Questo CD dal titolo quanto mai sintetico “?” è molto bello. È il perfetto nicchiare a ciò che in nicchia si vuole trovare. Se volgiamo un po’ troppo americano, ma, come sempre, nel senso più buono del termine.
Si tratta di un concept di grande impatto sonoro in dodici movimenti che si fondono uno all’altro e i temi si rincorrono sfuggono e ritornano in continuazione. Pertanto è piuttosto difficile analizzare brano per brano. Sicuramente restano impressi l’inizio che dopo pochi secondi parte in un mega prog, il movimento 4 “Sweet Elation” per le splendide tastiere e il 9 “12” per un incredibile assolo di chitarra, di intelligenza e forza unica, eseguito da un certo Steve Hackett (ricordate quella storiella che parla di allievi e maestri, bene … dimenticatela pure). Qualcuno si dice convinto che Morse sia cresciuto a pane e Genesis. Personalmente continuo a sentire lo spettro dei Beatles. Non vorrei sembrare un fissato, ma le parti cantate sono estremamente eloquenti.
Il lavoro è realizzato con strumentisti di elevatissima caratura e, se non fosse per la loro presenza, a brevi tratti sembrerebbe di essere finiti nella sountrack di qualche film di animazione sulla vita di Gesù, piuttosto che Giacobbe o sull’esodo.

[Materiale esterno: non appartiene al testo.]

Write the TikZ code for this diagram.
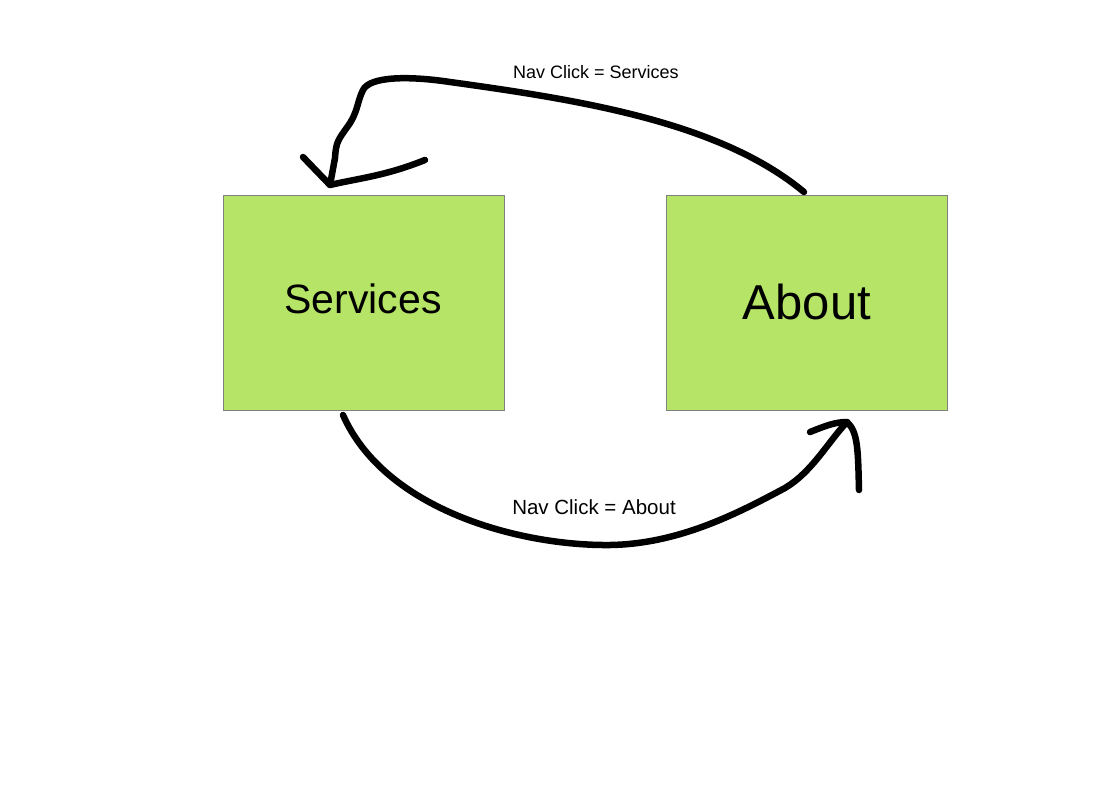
\documentclass[tikz,border=0pt]{standalone}
\usepackage{fontspec}
\setmainfont{Liberation Sans}
\definecolor{boxgreen}{HTML}{B6E466}
\definecolor{boxline}{HTML}{808080}
\tikzset{
  screen/.style={draw=boxline, line width=1pt, fill=boxgreen, minimum width=281pt, minimum height=215pt, inner sep=0pt},
  ink/.style={line width=6.5pt, line cap=round, line join=round, black},
  lbl/.style={inner sep=0pt}
}
\begin{document}
\begin{tikzpicture}[x=1pt,y=-1pt]
\useasboundingbox (0,0) rectangle (1112,796);
\node[screen] (services) at (363.5,302.5) {};
\node[screen] (about) at (806.5,302.5) {};
\node[lbl, font=\fontsize{41}{45}\selectfont] (servicesT) at (363,299) {Services};
\node[lbl, font=\fontsize{49}{53}\selectfont] (aboutT) at (807,302) {About};
\node[lbl, font=\fontsize{18}{20}\selectfont] (top) at (596,72) {Nav Click = Services};
\node[lbl, font=\fontsize{20.5}{22}\selectfont] (bottom) at (594,507) {Nav Click = About};
% top connector
\coordinate (t1) at (330,185);
\coordinate (tb1) at (303,157);
\coordinate (tb2) at (425,160);
\draw[ink] (804,192) .. controls (720,122) and (580,100) .. (450,82)
  .. controls (410,76) and (370,76) .. (363,90)
  .. controls (357,102) and (358,112) .. (348,126)
  .. controls (338,140) and (336,142) .. (335,158) -- (t1);
\draw[ink] (tb1) -- (t1) .. controls (360,178) and (385,176) .. (tb2);
% bottom connector
\coordinate (b1) at (847,422);
\coordinate (bb1) at (810,432);
\coordinate (bb2) at (859,490);
\draw[ink] (343,415) .. controls (385,510) and (520,546) .. (610,545)
  .. controls (680,544) and (740,512) .. (785,488)
  .. controls (812,472) and (828,442) .. (b1);
\draw[ink] (bb1) .. controls (825,426) and (835,422) .. (b1)
  .. controls (858,432) and (858,450) .. (bb2);
\end{tikzpicture}
\end{document}
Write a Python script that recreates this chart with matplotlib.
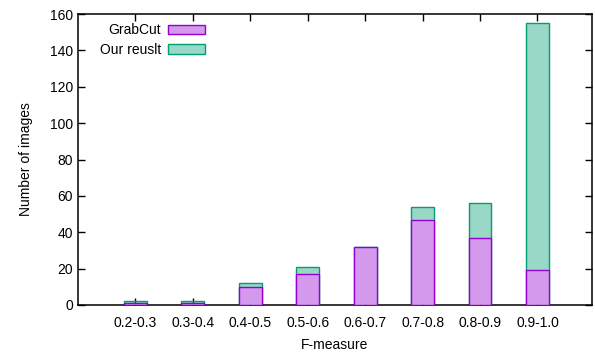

Musicalmente la ritengo l’opera migliore di Morse solista. Un lavoro compatto, omogeneo, senza cadute (è vero ci sono un paio di stacchi Jazz-Funky nel 6° movimento “Solid As The Sun” ma ho deciso di attribuirli ad un chiaro e dovuto tributo al compianto Pierre Moerlen). Globalmente il lavoro dice quello che ci si aspetta, senza pretese di tracciare nuove vie, nulla di nuovo, certo. Forse è meglio così. Question mark.